Reading: Pham ACCESS’19 — Deep Learning-Based Luma and Chroma Fractional Interpolation (HEVC Inter)

Outperforms GVTCNN, Xia ISCAS’19, CNNIF & Zhang VCIP’17. 2.9%, 0.3%, 0.6% Y, U, V BD-Rate Reduction, Respectively, Under LDP Configuration.

5 min readJun 18, 2020

In this story, “Deep Learning-Based Luma and Chroma Fractional Interpolation in Video Coding” (PHAM ACCESS’19), by Hosei University, is briefly presented. I read this because I work on video coding research. In this paper:

CNN-based fractional interpolation for Luminance (Luma) and Chrominance (Chroma) components in motion compensated prediction to improve the coding efficiency.
Two syntax elements are introduced to enabled on/off of the CNNs for Luma and Chroma respectively.

This is a paper in 2019 IEEE ACCESS where ACCESS is an open access journal with high impact factor of 4.098.

Outline

Overall Framework & Network Architecture
Sample Collection
Experimental Results

1. Overall Framework & Network Architecture

1.1. Overall Framework

Two flags are encoded to indicate fractional interpolation method for Luma and Chroma components by choosing the smallest RDO cost between four possible interpolation methods:
DCTIF and DCTIF, DCTIF and CNN, CNN and CNN, and CNN and DCTIF for Luma and Chroma, respectively. (As shown in the figure above)

1.2. Network Architecture

A reconstructed frame is first interpolated by DCTIF to get 15 fractional samples.
Then the proposed models take an input of a fractional sample and output corresponding fractional sample.
Only one model is trained for 15 fractional samples at each QP.
One model for Y component interpolation and a shared Chroma model for U and V components interpolation.
In total, eight models are trained for four QPs in Luma and Chroma components.
The model is inspired from VDSR, as authors mentioned.
The network architecture includes 20 convolutional layers.
Each layer does convolution by applying 64 3×3 filters with the stride of one.
ReLU is used except the last layer
50 epoches are performed with batch size of 128.
Standard MSE loss function is used:

2. Sample Collection

(1): First, extract the integer and fractional-position video by assuming integer and fractional pixels in every 4-by-4 non-overlapping blocks of each frame, as shown above.
Then, obtain a low-resolution video of integer pixels (integer-position video) and 15 low-resolution videos including three half- and 12 quarter-position videos corresponding to 15 fractional samples.
(2): Encode low-resolution video using under low delay P configuration with QPs of 22, 27, 32 and 37 to get reconstructed down-sampled video.
(3): Extract the Y component from reconstructed frames and interpolate them to 15 fractional samples by DCTIF. These 15 fractional samples are used as training input for the proposed CNN.
(4): Extract the Y component from each fractional-position video frame to be the CNN ground-truth label for training.
All the processes for generating the Chroma training set are the same as the Luma Y component.
HM-16.18 is used.
Training set for QP 32 and 37 models are acquired from three sequences Pedestrian, Traffic and PeopleOntheStreet. For QP 22 and 27’s models, training set is from Traffic and PeopleOnTheStreet.

3. Experimental Results

3.1. Hitting Ratios

Cyan blocks indicate CU that choose DCTIF for interpolating all components.
Magenta blocks indicate CUs that choose DCTIF for Y and CNN for UV components.
Yellow blocks indicate CUs that choose CNN for Y and DCTIF for UV components.
Red blocks indicate CUs that choose CNN for interpolating all components.
The rest parts are CUs coded with integer motion vector or intra coding.

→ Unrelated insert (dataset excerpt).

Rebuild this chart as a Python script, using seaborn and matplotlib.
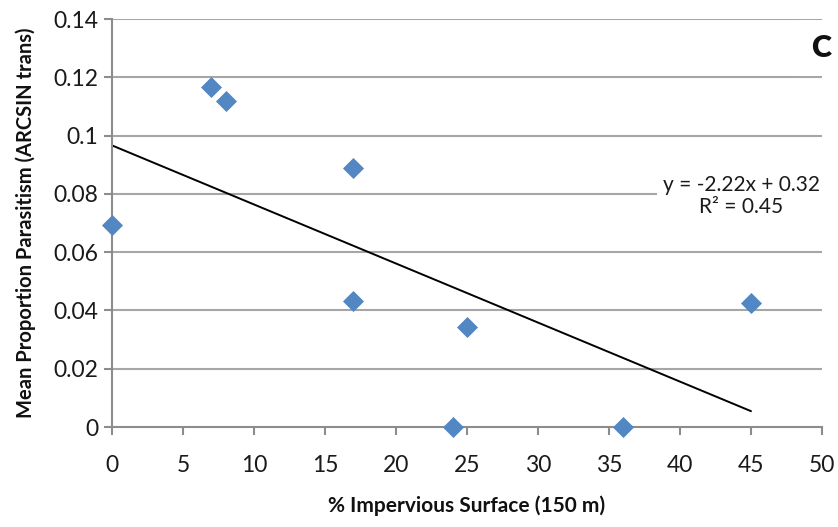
import matplotlib
matplotlib.use("Agg")
import matplotlib.pyplot as plt
import seaborn as sns
import numpy as np
import pandas as pd

impervious = [0, 7, 8, 17, 17, 24, 25, 36, 45]
parasitism = [0.0693, 0.1167, 0.1119, 0.0889, 0.0432, 0.0, 0.0343, 0.0, 0.0426]
x_ticks = [0, 5, 10, 15, 20, 25, 30, 35, 40, 45, 50]
y_ticks = [0, 0.02, 0.04, 0.06, 0.08, 0.1, 0.12, 0.14]
y_tick_labels = ["0", "0.02", "0.04", "0.06", "0.08", "0.1", "0.12", "0.14"]
equation_text = "y = -2.22x + 0.32\nR² = 0.45"
panel_label = "C"

df = pd.DataFrame({"x": impervious, "y": parasitism})

sns.set_style("white")
plt.rcParams["font.family"] = ["Lato", "DejaVu Sans"]

fig = plt.figure(figsize=(8.38, 5.27), dpi=100)
ax = fig.add_axes([112/838, 1-427/527, (822-112)/838, (427-19)/527])

grid_c = "#A6A6A6"
for yt in y_ticks[1:]:
    ax.axhline(yt, color=grid_c, lw=1.5, zorder=0)

sns.regplot(data=df, x="x", y="y", scatter=False, ci=None, truncate=True,
            line_kws=dict(color="black", lw=1.4, zorder=2), ax=ax)
sns.scatterplot(data=df, x="x", y="y", marker="D", s=115, color="#5287C4",
                edgecolor="#5287C4", linewidth=0, zorder=5, ax=ax, clip_on=False)

ax.set_xlim(0, 50)
ax.set_ylim(0, 0.14)
ax.set_xticks(x_ticks)
ax.set_yticks(y_ticks)
ax.set_yticklabels(y_tick_labels)

for s in ["top", "right"]:
    ax.spines[s].set_visible(False)
for s in ["left", "bottom"]:
    ax.spines[s].set_color("#8C8C8C")
    ax.spines[s].set_linewidth(1.5)
ax.tick_params(axis="both", direction="out", length=6, width=1.5, color="#8C8C8C",
               labelsize=16.5, labelcolor="#1a1a1a")
ax.tick_params(axis="x", pad=14, bottom=True)
ax.tick_params(axis="y", pad=4, left=True)

ax.set_xlabel("% Impervious Surface (150 m)", fontsize=15, fontweight="bold",
              labelpad=14, color="#111111")
ax.set_ylabel("Mean Proportion Parasitism (ARCSIN trans)", fontsize=14.5,
              fontweight="bold", labelpad=12, color="#111111")

ax.text(741/838, 1-196/527, equation_text, transform=fig.transFigure,
        ha="center", va="center", fontsize=15, color="#1a1a1a", linespacing=1.1,
        bbox=dict(facecolor="white", edgecolor="none", pad=4), zorder=4)
ax.text(821/838, 1-48/527, panel_label, transform=fig.transFigure,
        ha="center", va="center", fontsize=22, fontweight="heavy", color="#111111",
        bbox=dict(facecolor="white", edgecolor="none", boxstyle="square,pad=0.45"),
        zorder=4, clip_on=False)

fig.savefig("out.png", dpi=100)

CUs at the static background tend to choose DCTIF for fractional interpolation and CUs at moving object tend to choose CNN for fractional interpolation.

Class F, where Luma and Chroma components rarely choose CNN for fractional interpolations, obtains the lowest bitrate saving compare to other classes.

3.2. BD-Rate

The proposed CNN obtains 3.7% BD-rate reduction, outperforms GVTCNN [18] and Xia ISCAS’19 [19].

**BD-Rate (%) on HEVC Test Sequences (half-pel pixels only)**

CNNIF [15] and Zhang VCIP’17 [16] are proposed to interpolate half-pel pixels only.
With 1.1% BD-rate reduction, the proposed CNN also outperforms CNNIF [15] and Zhang VCIP’17 [16].